Many families still circumcise the girls. If you do not know what this is, just google it. I'll not go into it here, it is quite gruesome. Anne said many young woman are beginning to not be circumcised and are choosing to go to school. She understands that education is the key to her peoples success. She said that her step-mothers didn't do much beadwork anymore because so many of the girls have gone away to school that they are needed to keep the household up and running.

Her family is Masai. They live in southern Kenya but her father has several houses in different areas so he can move his cattle around. They live in mud houses close together to many other family members. She told us girls, as we were cleaning up about being around when her grandmother died. It was very interesting because even though many of the traditions are different, many were very similar to our own traditions here in America.

Her family didn't have an outhouse until a few years ago. She could never understand why you needed a building to go in, you just wondered into the bush and did your business! She was amazed that every house in America had water and not just water, but two knobs, one that had ice cold water and one that had hot, hot water. Amazing! Especially since, we lived in the interior!

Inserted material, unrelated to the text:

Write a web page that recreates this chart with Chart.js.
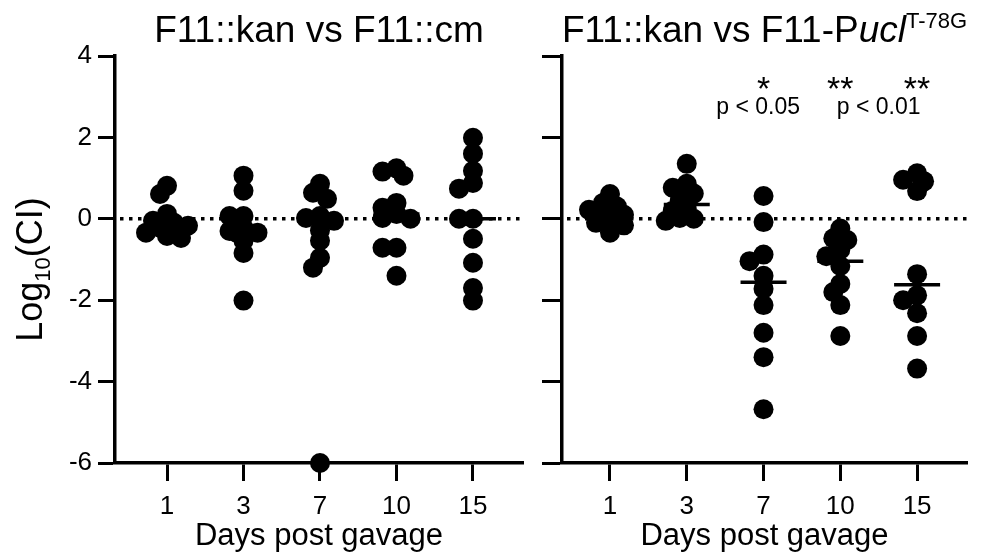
<!DOCTYPE html>
<html>
<head>
<meta charset="utf-8">
<script src="https://cdn.jsdelivr.net/npm/chart.js@4.4.1/dist/chart.umd.min.js"></script>
<style>
  html, body { margin: 0; padding: 0; background: #fff; }
  #wrap { position: relative; width: 988px; height: 552px; }
  #left { position: absolute; left: 0; top: 0; }
  #right { position: absolute; left: 535px; top: 0; }
</style>
</head>
<body>
<div id="wrap">
  <canvas id="left" width="535" height="552"></canvas>
  <canvas id="right" width="453" height="552"></canvas>
</div>
<script>
const days = ['1', '3', '7', '10', '15'];
const yTicks = [-6, -4, -2, 0, 2, 4];

// F11::kan vs F11::cm, log10(CI) per mouse
const cmDay1 = [0.81, 0.61, 0.12, -0.05, -0.1, -0.17, -0.22, -0.34, -0.42, -0.47];
const cmDay3 = [1.06, 0.69, 0.07, 0.07, -0.22, -0.3, -0.34, -0.34, -0.54, -0.84, -2.01];
const cmDay7 = [0.86, 0.64, 0.49, 0.07, 0.02, -0.05, -0.29, -0.54, -0.96, -1.2, -6];
const cmDay10 = [1.24, 1.16, 1.06, 0.39, 0.27, 0.12, 0.02, 0, -0.71, -0.71, -1.4];
const cmDay15 = [1.99, 1.6, 1.18, 0.88, 0.74, 0, 0, -0.49, -1.08, -1.7, -2.01];

// F11::kan vs F11-Pucl T-78G
const uclDay1 = [0.61, 0.39, 0.3, 0.22, 0.14, 0.1, -0.08, -0.1, -0.16, -0.34];
const uclDay3 = [1.35, 0.86, 0.76, 0.62, 0.45, 0.25, 0.2, 0.02, 0, -0.05];
const uclDay7 = [0.56, -0.08, -0.88, -1.04, -1.4, -1.72, -2.12, -2.8, -3.4, -4.68];
const uclDay10 = [-0.24, -0.48, -0.52, -0.76, -0.92, -1.16, -1.6, -1.8, -2.12, -2.88];
const uclDay15 = [1.12, 0.96, 0.92, 0.68, -1.36, -1.88, -2, -2.32, -2.88, -3.68];

const stars = ['', '', '*', '**', '**'];
const pNotes = ['p < 0.05', 'p < 0.01'];

const FONT = '"Liberation Sans", Arial, Helvetica, sans-serif';
Chart.defaults.font.family = FONT;
Chart.defaults.color = '#000';

function median(a) {
  const s = [...a].sort((p, q) => p - q);
  const n = s.length;
  return n % 2 ? s[(n - 1) / 2] : (s[n / 2 - 1] + s[n / 2]) / 2;
}

function drawSegments(ctx, segs, x, y, size, align) {
  const fontOf = s => (s.italic ? 'italic ' : '') + (s.sup || s.sub ? Math.round(size * 0.6) : size) + 'px ' + FONT;
  let total = 0;
  segs.forEach(s => { ctx.font = fontOf(s); total += ctx.measureText(s.t).width; });
  let cx = align === 'center' ? x - total / 2 : x;
  ctx.textAlign = 'left';
  ctx.textBaseline = 'alphabetic';
  segs.forEach(s => {
    ctx.font = fontOf(s);
    const dy = s.sup ? -size * 0.38 : s.sub ? size * 0.22 : 0;
    ctx.fillText(s.t, cx, y + dy);
    cx += ctx.measureText(s.t).width;
  });
}

const dotPlot = {
  id: 'dotPlot',
  beforeDatasetsDraw(chart, args, opts) {
    const { ctx, chartArea: a, scales: { y } } = chart;
    const py = y.getPixelForValue(0);
    ctx.save();
    ctx.strokeStyle = '#000';
    ctx.lineWidth = 3.5;
    ctx.setLineDash([3.5, 5.5]);
    ctx.beginPath();
    ctx.moveTo(a.left + 5, py);
    ctx.lineTo(a.right, py);
    ctx.stroke();
    ctx.restore();
  },
  afterDatasetsDraw(chart, args, opts) {
    const { ctx, chartArea: a, scales: { x, y } } = chart;
    ctx.save();
    ctx.fillStyle = '#000';
    ctx.strokeStyle = '#000';
    // median bars
    ctx.lineWidth = 3.5;
    opts.groups.forEach((g, i) => {
      const px = x.getPixelForValue(i);
      const py = y.getPixelForValue(median(g));
      ctx.beginPath();
      ctx.moveTo(px - 23, py);
      ctx.lineTo(px + 23, py);
      ctx.stroke();
    });
    // panel title
    drawSegments(ctx, opts.title, (a.left + a.right) / 2, 42, 37, 'center');
    // y axis title
    if (opts.yTitle) {
      ctx.save();
      ctx.translate(42, (a.top + a.bottom) / 2 + 10);
      ctx.rotate(-Math.PI / 2);
      drawSegments(ctx, [{ t: 'Log' }, { t: '10', sub: true }, { t: '(CI)' }], 0, 0, 36, 'center');
      ctx.restore();
    }
    // significance marks
    if (opts.notes) {
      ctx.textAlign = 'center';
      ctx.textBaseline = 'alphabetic';
      ctx.font = '34px ' + FONT;
      stars.forEach((s, i) => {
        if (s) ctx.fillText(s, x.getPixelForValue(i), y.getPixelForValue(2.93));
      });
      ctx.font = '23px ' + FONT;
      ctx.fillText(pNotes[0], x.getPixelForValue(1.93), y.getPixelForValue(2.58));
      ctx.fillText(pNotes[1], x.getPixelForValue(3.5), y.getPixelForValue(2.58));
    }
    ctx.restore();
  }
};

function makeChart(id, groups, side) {
  const left = side === 'left';
  const data = [];
  groups.forEach((g, i) => g.forEach(v => data.push({ x: i, y: v })));
  return new Chart(document.getElementById(id), {
    type: 'scatter',
    data: {
      datasets: [{
        data: data,
        pointRadius: 10,
        pointHoverRadius: 10,
        pointBackgroundColor: '#000',
        pointBorderWidth: 0,
        clip: false
      }]
    },
    options: {
      responsive: false,
      animation: false,
      events: [],
      devicePixelRatio: 1,
      layout: { padding: { top: 56, right: left ? 12 : 21, left: 0, bottom: 0 } },
      plugins: {
        legend: { display: false },
        tooltip: { enabled: false },
        dotPlot: {
          groups: groups,
          yTitle: left,
          notes: !left,
          title: left
            ? [{ t: 'F11::kan vs F11::cm' }]
            : [{ t: 'F11::kan vs F11-P' }, { t: 'ucl', italic: true }, { t: 'T-78G', sup: true }]
        }
      },
      scales: {
        x: {
          type: 'linear',
          min: left ? -0.68 : -0.625,
          max: left ? 4.654 : 4.65,
          afterBuildTicks: s => { s.ticks = days.map((d, i) => ({ value: i })); },
          ticks: {
            callback: v => days[v],
            font: { size: 26 },
            color: '#000',
            padding: 10,
            maxRotation: 0,
            autoSkip: false
          },
          grid: { drawOnChartArea: false, drawTicks: true, tickLength: 18, tickWidth: 3, tickColor: '#000' },
          border: { color: '#000', width: 3.5 },
          title: { display: true, text: 'Days post gavage', font: { size: 31, lineHeight: 1 }, color: '#000', padding: 0 },
          afterFit: s => { s.height = 89; }
        },
        y: {
          min: -6,
          max: 4,
          afterBuildTicks: s => { s.ticks = yTicks.map(v => ({ value: v })); },
          ticks: { display: left, callback: v => String(v), font: { size: 26 }, color: '#000', padding: 6 },
          grid: { drawOnChartArea: false, drawTicks: true, tickLength: left ? 17 : 20, tickWidth: 3, tickColor: '#000' },
          border: { color: '#000', width: 3.5 },
          afterFit: s => { s.width = left ? 115 : 27; }
        }
      }
    },
    plugins: [dotPlot]
  });
}

// spread points sideways so they do not sit on top of each other
function swarm(chart, groups) {
  const xs = chart.scales.x, ys = chart.scales.y;
  const pxPerCat = xs.getPixelForValue(1) - xs.getPixelForValue(0);
  const STEP = 7, MIN = 10;
  const cands = [0, -STEP, STEP, -2 * STEP, 2 * STEP, -3 * STEP, 3 * STEP];
  const pts = [];
  groups.forEach((vals, gi) => {
    const placed = [];
    const order = vals.map((v, i) => i).sort((a, b) => vals[b] - vals[a]);
    order.forEach(i => {
      const py = ys.getPixelForValue(vals[i]);
      let best = 0, bestD = -1;
      for (const off of cands) {
        const d = placed.length ? Math.min(...placed.map(p => Math.hypot(p.x - off, p.y - py))) : Infinity;
        if (d >= MIN) { best = off; bestD = d; break; }
        if (d > bestD) { bestD = d; best = off; }
      }
      placed.push({ x: best, y: py });
      pts.push({ x: gi + best / pxPerCat, y: vals[i] });
    });
  });
  chart.data.datasets[0].data = pts;
  chart.update('none');
}

const cmGroups = [cmDay1, cmDay3, cmDay7, cmDay10, cmDay15];
const uclGroups = [uclDay1, uclDay3, uclDay7, uclDay10, uclDay15];
const leftChart = makeChart('left', cmGroups, 'left');
const rightChart = makeChart('right', uclGroups, 'right');
swarm(leftChart, cmGroups);
swarm(rightChart, uclGroups);
</script>
</body>
</html>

She is studying to be a nurse so she can help her people back home. AIDS is a very real disease and everyone knows many people who died and are dying from it. She doesn't think the disease should be able to kill people who don't understand it. She said that many people think it is only for town people and she tries to explain to them that village people sometimes go to town and get it and pass it on to the rest of them.

As I was taking Anne home in the afternoon, we were caught by a train. Now, in Claremore, this is a very common occurance. About every two hours, a train comes through Claremore on one of the two crossecting rail lines. I asked Anne if she had trains at home. She laughed and said, 'we don't have these things in such an interior place.' She wondered how the people of America worked so hard to get all the things we have. I told her that many immigrant hands helped push the railroad across our country. How those people understood that working hard would get them the dreams that caused them to come here in the first place. Anne told me that she understood that struggle and was proud to be in America where if you worked hard enough, you could achieve great things. As she was gushing over and over about my country, I began to get a saddness in my heart.